The real thing is made only on Graciosa, above all in Vila da Praia, from where boxes travel to the rest of the archipelago and to homesick emigrants abroad. On the island they are bought by the dozen, impeccably fresh; off it, look for the packs bearing the Marca Açores seal. The tell-tale signs are the thin, crisp pastry and the golden-amber filling, never the pale yellow of a plain egg custard.
It calls for a strong coffee or an espresso to cut the sweetness. On Graciosa it is even better with a small glass of the island's vinho de cheiro or a home-made liqueur, at the slack end of an afternoon.
Before it was a brand and a small factory, the queijada da Graciosa was the knowledge of home kitchens, mastered by countless island housewives and known as covilhete de leite, present at feasts and family gatherings. The recipe, with its secret of judging the milk's setting point, passed from one generation to the next.

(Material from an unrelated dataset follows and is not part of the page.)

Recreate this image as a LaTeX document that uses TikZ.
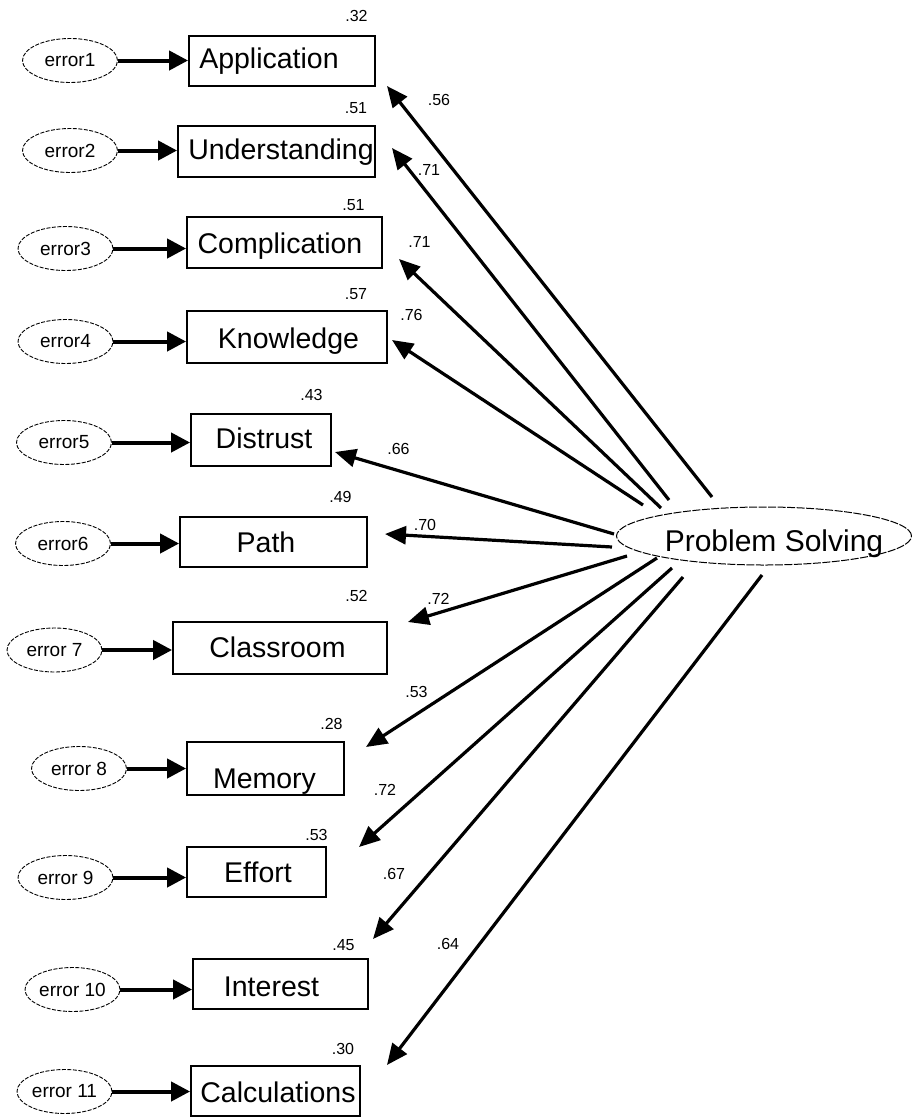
\documentclass[tikz,border=0pt]{standalone}
\usepackage{fontspec}
\setmainfont{Liberation Sans}
\usetikzlibrary{shapes.geometric,arrows.meta}
\tikzset{
  errell/.style={ellipse, draw, line width=0.9pt, dash pattern=on 4pt off 1.5pt,
    minimum width=95pt, minimum height=44pt, inner sep=0pt, font=\fontsize{19}{20}\selectfont},
  obsbox/.style={rectangle, draw, line width=1.8pt, inner sep=0pt},
  boxtext/.style={anchor=base, inner sep=0pt, font=\fontsize{28.5}{30}\selectfont},
  coef/.style={inner sep=0pt, font=\fontsize{16}{17}\selectfont},
  errarrow/.style={line width=4pt, -{Triangle[length=19pt,width=19pt]}},
  patharrow/.style={line width=3.2pt, -{Triangle[length=21pt,width=18pt]}},
  latent/.style={ellipse, draw, line width=1pt, dash pattern=on 8pt off 1.5pt,
    minimum width=295pt, minimum height=58pt, inner sep=0pt},
  latenttext/.style={anchor=base, inner sep=0pt, font=\fontsize{30}{32}\selectfont}
}
\begin{document}
\begin{tikzpicture}[x=1pt,y=-1pt]
\useasboundingbox[fill=white] (0,0) rectangle (912,1117);

% observed boxes
\node[obsbox, minimum width=186pt, minimum height=50pt] (b1) at (282,61) {};
\node[obsbox, minimum width=197pt, minimum height=51pt] (b2) at (276.5,151.5) {};
\node[obsbox, minimum width=195pt, minimum height=51pt] (b3) at (284.5,242.5) {};
\node[obsbox, minimum width=200pt, minimum height=52pt] (b4) at (287,337) {};
\node[obsbox, minimum width=140pt, minimum height=52pt] (b5) at (261,440) {};
\node[obsbox, minimum width=187pt, minimum height=50pt] (b6) at (273.5,542) {};
\node[obsbox, minimum width=214pt, minimum height=52pt] (b7) at (280,648) {};
\node[obsbox, minimum width=157pt, minimum height=53pt] (b8) at (265.5,768.5) {};
\node[obsbox, minimum width=139pt, minimum height=50pt] (b9) at (256.5,872) {};
\node[obsbox, minimum width=175pt, minimum height=50pt] (b10) at (280.5,984) {};
\node[obsbox, minimum width=169pt, minimum height=50pt] (b11) at (275.5,1091) {};

% box texts
\node[boxtext] (t1) at (269,68) {Application};
\node[boxtext] (t2) at (281,159) {Understanding};
\node[boxtext] (t3) at (280,253) {Complication};
\node[boxtext] (t4) at (288.5,348) {Knowledge};
\node[boxtext] (t5) at (264,448) {Distrust};
\node[boxtext] (t6) at (266,552) {Path};
\node[boxtext] (t7) at (277.5,657) {Classroom};
\node[boxtext] (t8) at (264.5,788) {Memory};
\node[boxtext] (t9) at (258,882) {Effort};
\node[boxtext] (t10) at (271.5,996) {Interest};
\node[boxtext] (t11) at (278,1102) {Calculations};

% error ellipses
\node[errell] (e1) at (70,60.5) {error1};
\node[errell] (e2) at (70,150.5) {error2};
\node[errell] (e3) at (65.5,248.5) {error3};
\node[errell] (e4) at (65.5,341.5) {error4};
\node[errell] (e5) at (64,442.5) {error5};
\node[errell] (e6) at (63,543.5) {error6};
\node[errell] (e7) at (54.5,650) {error 7};
\node[errell] (e8) at (79,768.5) {error 8};
\node[errell] (e9) at (65.5,877.5) {error 9};
\node[errell] (e10) at (72.5,989.5) {error 10};
\node[errell] (e11) at (64.5,1091.5) {error 11};

\foreach \i in {1,...,11} {
  \draw[errarrow] (e\i.east) -- (e\i.east -| b\i.west);
}

% latent variable
\node[latent] (ps) at (764,536) {};
\node[latenttext] (pst) at (774,551) {Problem Solving};

% tails and tips of loadings
\coordinate (s1) at (712,497);  \coordinate (a1) at (387,86);
\coordinate (s2) at (669,500);  \coordinate (a2) at (392,148);
\coordinate (s3) at (661,508);  \coordinate (a3) at (399,259);
\coordinate (s4) at (643,505);  \coordinate (a4) at (392,340);
\coordinate (s5) at (614,534);  \coordinate (a5) at (335,452);
\coordinate (s6) at (612,547);  \coordinate (a6) at (385,534);
\coordinate (s7) at (627,556);  \coordinate (a7) at (408,622);
\coordinate (s8) at (657,558);  \coordinate (a8) at (366,747);
\coordinate (s9) at (672,568);  \coordinate (a9) at (359,847);
\coordinate (s10) at (683,577); \coordinate (a10) at (373,939);
\coordinate (s11) at (762,575); \coordinate (a11) at (387,1065);

\foreach \i in {1,...,11} {
  \draw[patharrow] (s\i) -- (a\i);
}

% squared multiple correlations
\node[coef] (r1) at (356.5,16) {.32};
\node[coef] (r2) at (356,108) {.51};
\node[coef] (r3) at (353.5,205) {.51};
\node[coef] (r4) at (356,294) {.57};
\node[coef] (r5) at (311.5,395) {.43};
\node[coef] (r6) at (340.5,497) {.49};
\node[coef] (r7) at (356.5,596) {.52};
\node[coef] (r8) at (331.5,723.5) {.28};
\node[coef] (r9) at (316.5,835) {.53};
\node[coef] (r10) at (343.5,945) {.45};
\node[coef] (r11) at (343,1049) {.30};

% loadings
\node[coef] (l1) at (439,99.5) {.56};
\node[coef] (l2) at (429,170) {.71};
\node[coef] (l3) at (419.5,242) {.71};
\node[coef] (l4) at (411.5,315) {.76};
\node[coef] (l5) at (398.5,448.5) {.66};
\node[coef] (l6) at (425,525) {.70};
\node[coef] (l7) at (438.5,598.5) {.72};
\node[coef] (l8) at (416.5,691.5) {.53};
\node[coef] (l9) at (385,790) {.72};
\node[coef] (l10) at (394,873.5) {.67};
\node[coef] (l11) at (448,943.5) {.64};
\end{tikzpicture}
\end{document}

From those family kitchens it crossed into commerce through Maria de Jesus Félix, who began selling the sweet around 1991 and, in 2003, secured the Queijadas da Graciosa trademark from Portugal's industrial-property institute. In March 2015 they became the first product to receive the Marca Açores seal, the crowning of a sweet that still leaves the workshop by the thousand each day, from a production that remains essentially artisanal and family-run.